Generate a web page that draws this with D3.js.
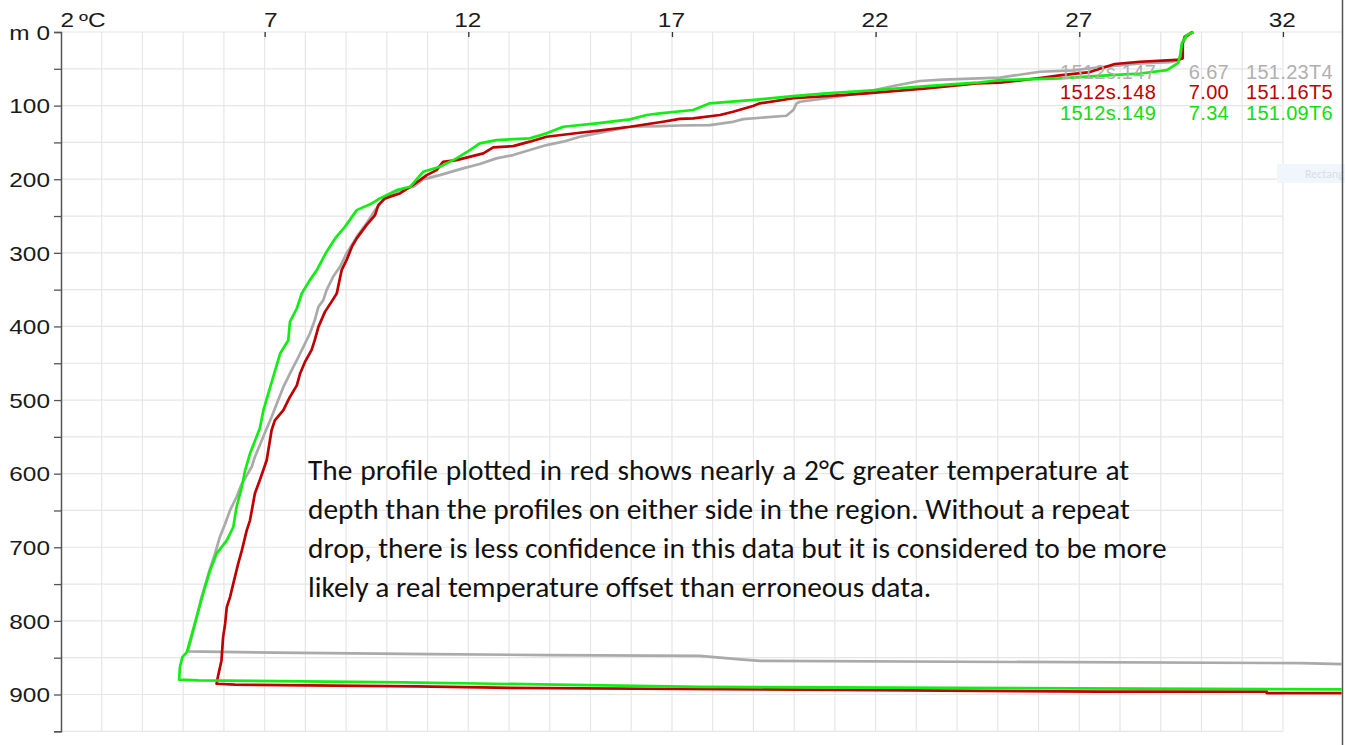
<!DOCTYPE html>
<html>
<head>
<meta charset="utf-8">
<script src="https://cdn.jsdelivr.net/npm/d3@7"></script>
<style>
  body { margin: 0; background: #fff; }
  svg { display: block; }
  .lbl { font-family: "Liberation Sans", Arial, sans-serif; font-size: 20px; fill: #1a1a1a; }
  .leg { font-family: "Liberation Sans", Arial, sans-serif; font-size: 20px; letter-spacing: 0.3px; }
  .note { font-family: Carlito, Lato, sans-serif; font-size: 29.4px; fill: #111; }
</style>
</head>
<body>
<div id="chart"></div>
<script>
// temperature (ºC), depth (m) pairs
const profileT4 = [
  [29.76, 0], [29.63, 7], [29.51, 18], [29.47, 38], [29.22, 41], [28.49, 42.5], [27.67, 47],
  [26.84, 52], [26.03, 54], [25.05, 62], [23.66, 64.6], [23.08, 66.6], [22.43, 73.4],
  [21.61, 83.3], [20.79, 90], [20.14, 94.8], [20.06, 97], [19.98, 106], [19.81, 113.8],
  [18.75, 118.3], [18.5, 122], [17.93, 126.4], [17.19, 127], [16.7, 127.8], [15.97, 128.7],
  [15.15, 137.7], [14.74, 142.3], [14.33, 149], [13.92, 153.6], [13.51, 160.4], [13.1, 167.2],
  [12.69, 171.7], [12.28, 179.4], [11.87, 185.3], [11.3, 194.4], [10.89, 200.2], [10.65, 210.3],
  [10.32, 214.8], [9.91, 228.4], [9.71, 242], [9.5, 260], [9.26, 278.3], [9.01, 300.8],
  [8.85, 319], [8.68, 332.6], [8.52, 350.7], [8.44, 364.3], [8.32, 373.4], [8.23, 391.5],
  [8.11, 409.6], [7.95, 427.8], [7.79, 445.9], [7.62, 464], [7.46, 482.2], [7.33, 500.3],
  [7.17, 523], [7.05, 538.7], [6.76, 577.3], [6.68, 591], [6.44, 613.5], [6.31, 631.7],
  [6.15, 649.8], [6.03, 668], [5.9, 686], [5.78, 708.7], [5.62, 736], [5.45, 767.6],
  [5.33, 794.8], [5.21, 822], [5.12, 840], [5.12, 841.5], [7.25, 843.2], [11.06, 845.1],
  [14.0, 846.5], [17.68, 847.6], [18.67, 852.4], [19.16, 854.4], [32.46, 857.4], [33.44, 858.8]
];

const profileT5 = [
  [29.79, 0], [29.59, 6.4], [29.54, 15], [29.54, 35.8], [29.39, 38], [28.49, 40.4], [27.87, 43.5],
  [27.26, 54.4], [26.52, 59], [26.03, 62.5], [25.7, 64.6], [25.05, 68.9], [24.48, 69.7],
  [23.25, 76.5], [21.78, 83.3], [20.79, 87], [19.98, 90], [19.16, 96.9], [18.99, 100.6],
  [18.5, 108.3], [18.18, 112.8], [17.52, 117.3], [17.19, 118], [16.78, 121.9], [15.97, 128.7],
  [15.15, 134.2], [14.74, 136.9], [13.92, 142.3], [13.51, 149], [13.1, 155], [12.61, 156.7],
  [12.37, 164.9], [11.71, 174], [11.38, 176.3], [11.22, 187.6], [10.98, 194.4], [10.81, 201.2],
  [10.57, 210.3], [10.32, 219.3], [9.95, 226], [9.79, 235.2], [9.71, 248.8], [9.5, 262.4],
  [9.26, 280.4], [9.14, 292], [9.01, 310], [8.89, 323.5], [8.77, 355.2], [8.64, 366.6],
  [8.48, 380.2], [8.32, 400.6], [8.23, 418.7], [8.15, 432.3], [7.99, 448.2], [7.87, 464],
  [7.79, 480], [7.62, 495.8], [7.46, 513.8], [7.25, 527.5], [7.17, 541], [7.05, 581.8],
  [6.88, 609], [6.76, 627], [6.64, 663.4], [6.56, 677], [6.44, 704.2], [6.35, 722.3],
  [6.23, 749.4], [6.15, 767.7], [6.07, 781.3], [6.03, 803.8], [5.98, 822], [5.94, 853.7],
  [5.86, 874], [5.82, 885.4], [6.27, 886.7], [8.07, 887.7], [10.73, 889], [12.69, 890.8],
  [27.5, 896.2], [31.6, 896.2], [31.6, 898.1], [33.44, 898.1]
];

const profileT6 = [
  [29.81, 0], [29.64, 4], [29.52, 15], [29.49, 28.5], [29.43, 42], [29.15, 51.7], [28.49, 56.4],
  [27.68, 59], [26.52, 63], [25.05, 65.3], [24.48, 68.9], [23.25, 73.4], [22.02, 78.8],
  [20.79, 83.3], [19.97, 87], [19.16, 91.5], [17.93, 96.9], [17.52, 106], [16.7, 110.5],
  [16.38, 112.8], [15.97, 118.7], [15.15, 124.1], [14.33, 128.7], [13.92, 137.7], [13.51, 144.5],
  [12.69, 146.8], [12.28, 151.3], [12.04, 160.4], [11.71, 171.7], [11.3, 183.1], [10.89, 189.9],
  [10.57, 210.3], [10.24, 214.8], [9.83, 226.1], [9.63, 232.9], [9.26, 242], [8.97, 264.7],
  [8.73, 280.4], [8.52, 298.5], [8.28, 323.5], [8.11, 337.1], [7.91, 355.2], [7.79, 375.6],
  [7.62, 393.8], [7.58, 418.7], [7.38, 436.8], [7.21, 468.6], [7.09, 491.1], [6.97, 513.8],
  [6.88, 538.7], [6.64, 572.7], [6.52, 595.4], [6.44, 618.1], [6.31, 645.3], [6.23, 672.5],
  [6.07, 690.6], [5.82, 708.7], [5.66, 731.4], [5.49, 763], [5.33, 794.8], [5.17, 826.5],
  [5.09, 842.4], [4.98, 849.2], [4.92, 862.8], [4.9, 879.9], [5.37, 880.9], [7.33, 881.8],
  [10.4, 883.6], [12.61, 885.4], [17.69, 889.7], [33.44, 893]
];

const probeIds = ["1512s.147", "1512s.148", "1512s.149"];
const probeValues = ["6.67", "7.00", "7.34"];
const probeTags = ["151.23T4", "151.16T5", "151.09T6"];

const tempTicks = [2, 7, 12, 17, 22, 27, 32];
const depthTicks = [0, 100, 200, 300, 400, 500, 600, 700, 800, 900];

const noteLines = [
  "The profile plotted in red shows nearly a 2°C greater temperature at",
  "depth than the profiles on either side in the region. Without a repeat",
  "drop, there is less confidence in this data but it is considered to be more",
  "likely a real temperature offset than erroneous data."
];

function init() {
  const W = 1345, H = 745;
  const stretch = "scale(1.22,1)"; // the axis font is drawn wide
  const svg = d3.select("#chart").append("svg")
    .attr("width", W).attr("height", H);

  const x = d3.scaleLinear().domain([2, 33.45]).range([61, 1342]);
  const y = d3.scaleLinear().domain([0, 950]).range([32, 731.3]);

  // grid
  const grid = svg.append("g").attr("stroke", "#e6e6e6").attr("stroke-width", 1.2);
  grid.selectAll(".gx").data(d3.range(3, 33))
    .enter().append("line")
    .attr("x1", d => x(d)).attr("x2", d => x(d))
    .attr("y1", y(0)).attr("y2", y(950));
  grid.selectAll(".gy").data(d3.range(50, 951, 50))
    .enter().append("line")
    .attr("x1", x(2)).attr("x2", x(32))
    .attr("y1", d => y(d)).attr("y2", d => y(d));
  grid.append("line")
    .attr("x1", x(2)).attr("x2", 1342)
    .attr("y1", y(0)).attr("y2", y(0));

  // stray selection box at the right edge
  svg.append("rect")
    .attr("x", 1277).attr("y", 164).attr("width", 68).attr("height", 19)
    .attr("fill", "#f1f6fd");
  svg.append("text")
    .attr("x", 1305).attr("y", 178)
    .style("font-family", "Carlito, Lato, sans-serif")
    .style("font-size", "12px")
    .attr("fill", "#d8dde6")
    .text("Rectang");

  // left axis
  const yAxis = d3.axisLeft(y)
    .tickValues(d3.range(0, 951, 50))
    .tickSize(7)
    .tickFormat(d => depthTicks.includes(d) ? (d === 0 ? "m 0" : d) : "");
  const ga = svg.append("g")
    .attr("transform", `translate(${x(2)},0)`)
    .call(yAxis);
  ga.select(".domain").attr("stroke", "#555").attr("stroke-width", 1.5);
  ga.selectAll(".tick line").attr("stroke", "#555").attr("stroke-width", 1.3);
  ga.selectAll(".tick text")
    .attr("class", "lbl")
    .attr("x", 0)
    .attr("dy", "0.36em")
    .attr("transform", `translate(-11,0) ${stretch}`);
  ga.attr("font-size", null).attr("font-family", null);

  // top axis
  const xAxis = d3.axisTop(x)
    .tickValues(tempTicks)
    .tickSize(-5)
    .tickFormat(d3.format("d"));
  const gt = svg.append("g")
    .attr("transform", `translate(0,${y(0)})`)
    .call(xAxis);
  gt.select(".domain").remove();
  gt.selectAll(".tick line").attr("stroke", "#333").attr("stroke-width", 1.3)
    .attr("display", d => d === 2 ? "none" : null);
  gt.selectAll(".tick text")
    .attr("class", "lbl")
    .attr("text-anchor", "end")
    .attr("x", 0)
    .attr("y", 0)
    .attr("dy", 0)
    .attr("transform", `translate(12.5,-5) ${stretch}`);
  gt.attr("font-size", null).attr("font-family", null);
  svg.append("text").attr("class", "lbl")
    .attr("transform", `translate(${x(2) + 18},27) ${stretch}`)
    .text("ºC");

  // profiles
  const line = d3.line().x(d => x(d[0])).y(d => y(d[1]));
  const series = [
    { data: profileT4, color: "#aaaaaa" },
    { data: profileT5, color: "#c00000" },
    { data: profileT6, color: "#11ee11" }
  ];
  series.forEach(s => {
    svg.append("path")
      .datum(s.data)
      .attr("d", line)
      .attr("fill", "none")
      .attr("stroke", s.color)
      .attr("stroke-width", 2.7)
      .attr("stroke-linejoin", "round");
  });

  // legend
  const legColors = ["#b0b0b0", "#c00000", "#11dd11"];
  probeIds.forEach((id, i) => {
    const yy = 78.5 + i * 20.7;
    const g = svg.append("g").attr("class", "leg").attr("fill", legColors[i]);
    g.append("text").attr("x", 1060).attr("y", yy).text(id);
    g.append("text").attr("x", 1229).attr("y", yy).attr("text-anchor", "end").text(probeValues[i]);
    g.append("text").attr("x", 1246).attr("y", yy).text(probeTags[i]);
  });

  // note
  const note = svg.append("text").attr("class", "note");
  noteLines.forEach((t, i) => {
    note.append("tspan").attr("x", 308).attr("y", 480 + i * 39)
      .style("word-spacing", i === 0 ? "1.2px" : null)
      .text(t);
  });

  // right border
  svg.append("line")
    .attr("x1", 1342.5).attr("x2", 1342.5)
    .attr("y1", 0).attr("y2", H)
    .attr("stroke", "#555").attr("stroke-width", 1.5);
}
window.onload = init;
</script>
</body>
</html>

**WHAT IS BEING ASKED**
Find every line above that contains the word "this", and return each one.

**TASK SOLUTION**
Generate a web page that draws this with D3.js.
  "drop, there is less confidence in this data but it is considered to be more",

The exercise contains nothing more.